(DATA):
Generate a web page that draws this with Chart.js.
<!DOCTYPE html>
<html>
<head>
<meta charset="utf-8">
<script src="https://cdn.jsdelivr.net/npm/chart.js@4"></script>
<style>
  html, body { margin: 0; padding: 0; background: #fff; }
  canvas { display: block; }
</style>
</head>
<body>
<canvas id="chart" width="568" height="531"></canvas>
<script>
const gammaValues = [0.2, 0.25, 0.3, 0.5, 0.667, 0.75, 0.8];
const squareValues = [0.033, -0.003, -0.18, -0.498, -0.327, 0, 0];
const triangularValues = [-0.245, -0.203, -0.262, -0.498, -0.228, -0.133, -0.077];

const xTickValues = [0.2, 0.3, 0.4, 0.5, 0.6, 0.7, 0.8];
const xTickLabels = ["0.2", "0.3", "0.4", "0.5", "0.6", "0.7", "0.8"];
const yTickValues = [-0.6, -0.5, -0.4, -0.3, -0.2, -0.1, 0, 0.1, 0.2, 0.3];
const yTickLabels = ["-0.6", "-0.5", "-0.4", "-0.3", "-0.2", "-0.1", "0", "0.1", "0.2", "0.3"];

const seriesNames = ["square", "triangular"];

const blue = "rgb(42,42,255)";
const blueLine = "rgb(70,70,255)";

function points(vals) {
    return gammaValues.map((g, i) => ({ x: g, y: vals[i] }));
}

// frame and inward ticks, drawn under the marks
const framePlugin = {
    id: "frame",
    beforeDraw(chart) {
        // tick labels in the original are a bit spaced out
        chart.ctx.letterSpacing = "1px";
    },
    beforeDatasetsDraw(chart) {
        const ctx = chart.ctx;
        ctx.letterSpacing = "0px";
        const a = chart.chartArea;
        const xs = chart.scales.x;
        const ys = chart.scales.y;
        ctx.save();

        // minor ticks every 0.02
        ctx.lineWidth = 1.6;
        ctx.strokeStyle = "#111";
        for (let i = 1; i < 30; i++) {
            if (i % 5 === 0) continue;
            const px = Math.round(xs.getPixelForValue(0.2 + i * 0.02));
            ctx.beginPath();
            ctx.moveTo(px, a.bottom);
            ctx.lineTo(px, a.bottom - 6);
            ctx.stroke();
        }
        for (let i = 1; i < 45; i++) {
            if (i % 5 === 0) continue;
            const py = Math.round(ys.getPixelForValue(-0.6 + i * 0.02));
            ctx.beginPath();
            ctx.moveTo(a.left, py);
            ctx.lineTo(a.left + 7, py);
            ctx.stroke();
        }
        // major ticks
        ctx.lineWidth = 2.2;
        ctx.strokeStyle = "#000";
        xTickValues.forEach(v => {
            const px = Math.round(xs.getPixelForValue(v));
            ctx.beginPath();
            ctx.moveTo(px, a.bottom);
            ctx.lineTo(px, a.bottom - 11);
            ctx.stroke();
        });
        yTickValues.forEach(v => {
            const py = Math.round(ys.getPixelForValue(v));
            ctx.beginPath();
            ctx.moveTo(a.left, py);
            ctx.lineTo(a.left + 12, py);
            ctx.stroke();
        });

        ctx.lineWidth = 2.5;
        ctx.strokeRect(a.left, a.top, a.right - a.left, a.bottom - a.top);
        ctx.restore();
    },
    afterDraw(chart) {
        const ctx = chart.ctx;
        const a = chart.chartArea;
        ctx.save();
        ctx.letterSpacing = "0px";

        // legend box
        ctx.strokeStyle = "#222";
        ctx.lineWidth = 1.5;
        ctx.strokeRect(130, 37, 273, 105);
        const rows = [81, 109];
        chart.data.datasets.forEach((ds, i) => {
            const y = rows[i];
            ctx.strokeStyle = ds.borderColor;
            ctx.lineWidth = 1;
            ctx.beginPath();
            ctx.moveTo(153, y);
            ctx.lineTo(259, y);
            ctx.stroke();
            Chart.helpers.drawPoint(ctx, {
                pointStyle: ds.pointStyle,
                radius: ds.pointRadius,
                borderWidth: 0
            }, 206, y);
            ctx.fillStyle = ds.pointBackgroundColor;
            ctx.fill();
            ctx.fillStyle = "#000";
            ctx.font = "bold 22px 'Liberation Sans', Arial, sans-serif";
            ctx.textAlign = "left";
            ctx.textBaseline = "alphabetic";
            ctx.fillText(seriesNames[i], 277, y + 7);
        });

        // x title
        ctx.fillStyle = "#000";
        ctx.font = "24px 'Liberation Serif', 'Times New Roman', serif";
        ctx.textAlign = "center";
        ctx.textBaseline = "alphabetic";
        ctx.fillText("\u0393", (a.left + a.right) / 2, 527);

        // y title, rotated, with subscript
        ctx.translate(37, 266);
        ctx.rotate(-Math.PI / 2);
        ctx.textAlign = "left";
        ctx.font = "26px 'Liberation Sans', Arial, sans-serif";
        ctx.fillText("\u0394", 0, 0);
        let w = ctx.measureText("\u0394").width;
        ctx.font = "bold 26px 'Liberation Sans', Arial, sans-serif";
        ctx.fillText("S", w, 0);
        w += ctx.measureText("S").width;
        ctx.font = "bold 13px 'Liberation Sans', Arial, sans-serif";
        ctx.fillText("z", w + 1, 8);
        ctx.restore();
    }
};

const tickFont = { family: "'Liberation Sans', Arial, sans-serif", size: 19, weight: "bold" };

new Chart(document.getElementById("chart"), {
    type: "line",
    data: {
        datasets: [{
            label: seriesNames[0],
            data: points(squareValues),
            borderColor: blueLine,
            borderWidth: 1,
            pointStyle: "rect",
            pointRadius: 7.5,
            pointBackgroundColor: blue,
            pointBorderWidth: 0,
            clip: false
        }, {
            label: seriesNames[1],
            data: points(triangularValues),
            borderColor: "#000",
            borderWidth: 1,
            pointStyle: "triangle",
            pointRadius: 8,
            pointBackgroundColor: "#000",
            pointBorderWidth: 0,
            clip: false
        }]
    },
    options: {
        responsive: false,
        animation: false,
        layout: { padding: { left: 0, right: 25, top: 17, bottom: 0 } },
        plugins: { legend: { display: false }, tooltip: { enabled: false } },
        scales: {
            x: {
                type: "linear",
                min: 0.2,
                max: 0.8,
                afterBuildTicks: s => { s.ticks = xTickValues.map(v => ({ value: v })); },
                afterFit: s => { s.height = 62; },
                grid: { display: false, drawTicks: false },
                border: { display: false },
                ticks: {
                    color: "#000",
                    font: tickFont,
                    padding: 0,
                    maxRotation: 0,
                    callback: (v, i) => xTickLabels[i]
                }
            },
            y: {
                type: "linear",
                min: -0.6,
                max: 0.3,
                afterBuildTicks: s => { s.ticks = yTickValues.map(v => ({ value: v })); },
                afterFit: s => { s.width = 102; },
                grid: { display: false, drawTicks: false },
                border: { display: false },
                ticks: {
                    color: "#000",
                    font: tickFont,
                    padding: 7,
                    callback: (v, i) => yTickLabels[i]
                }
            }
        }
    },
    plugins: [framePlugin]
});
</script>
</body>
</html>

(THE REQUEST): Using the data above, restate word for word the lines from its opening line through the line that contains "-0.228, -0.133, -0.077];", and no more.

(WRITTEN RESPONSE):
Generate a web page that draws this with Chart.js.
<!DOCTYPE html>
<html>
<head>
<meta charset="utf-8">
<script src="https://cdn.jsdelivr.net/npm/chart.js@4"></script>
<style>
  html, body { margin: 0; padding: 0; background: #fff; }
  canvas { display: block; }
</style>
</head>
<body>
<canvas id="chart" width="568" height="531"></canvas>
<script>
const gammaValues = [0.2, 0.25, 0.3, 0.5, 0.667, 0.75, 0.8];
const squareValues = [0.033, -0.003, -0.18, -0.498, -0.327, 0, 0];
const triangularValues = [-0.245, -0.203, -0.262, -0.498, -0.228, -0.133, -0.077];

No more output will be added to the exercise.